Feliciano is the perfect example why teams should not invest heavily in bullpen arms in free agency. The pitchers are often only slightly better than replacement level, if they are even that good. Over the years, the Yankees have sunk tens of millions of dollars into their bullpen, usually to bridge the gap between their starters and Mariano Rivera.
GM Brian Cashman seemingly spent the early and mid-2000s looking for a replacement for Jeff Nelson and Mike Stanton. Steve Karsay, Tom Gordon, Paul Quantrill, Mike Myers, and LaTroy Hawkins were all brought in and given multi-million dollar deals.

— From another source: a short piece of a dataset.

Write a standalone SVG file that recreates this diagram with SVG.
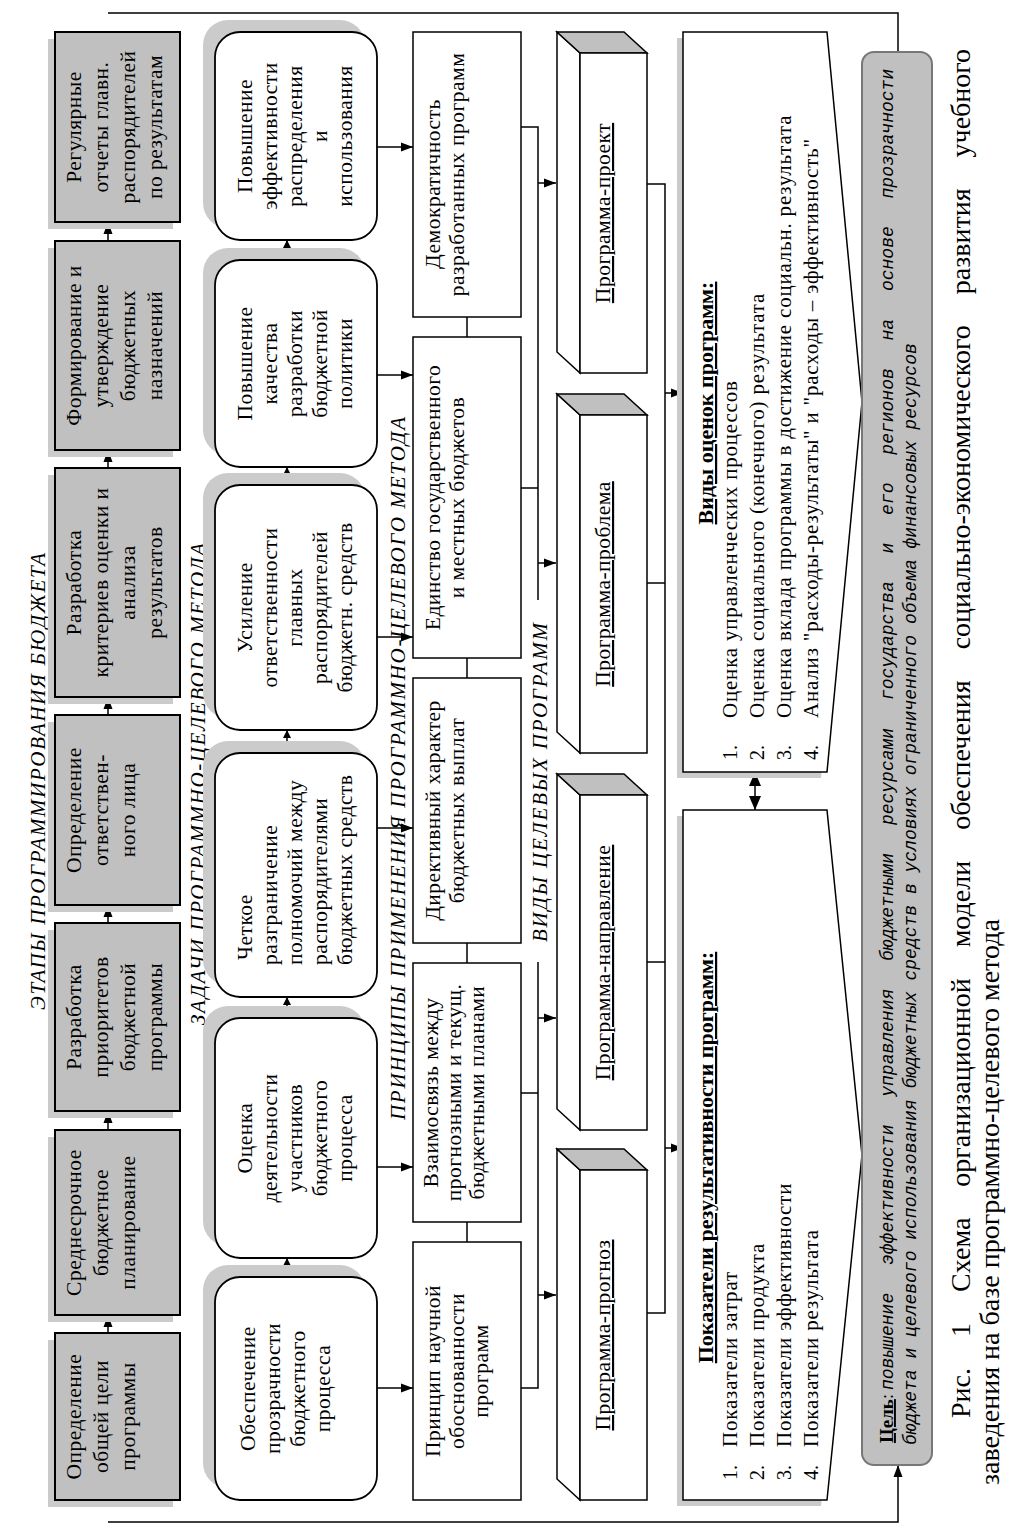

Some pitchers fared well, like Gordon and recently Rafael Soriano. However, more often than not, big contracts to bullpen arms tend to blow up in a team’s face. Feliciano is just the latest bomb that Cashman has brought in.
Cashman hoped Feliciano would be a lefty arm out of the bullpen to offset the loss of Damaso Marte. However, Cashman ignored the warning signs like Feliciano appearing in 86 games in 2008, 88 games in 2009, and 92 games in 2010, leading the league each year in appearances. While he didn’t log a lot of innings because he was only facing left-handed batters, Feliciano did put a lot of wear on his arm. Still, Cashman wanted a left-handed pitcher and paid handsomely for him.
Instead of Feliciano coming out the pen the Yankees were forced to find alternatives. One of those alternatives was Clay Rapada, whom the Yankees signed to a minor league deal last season. Rapada spent the entire year as the second lefty out of the pen behind Boone Logan, once again proving that you don’t need to throw large sums of money at bullpen arms to get quality in return.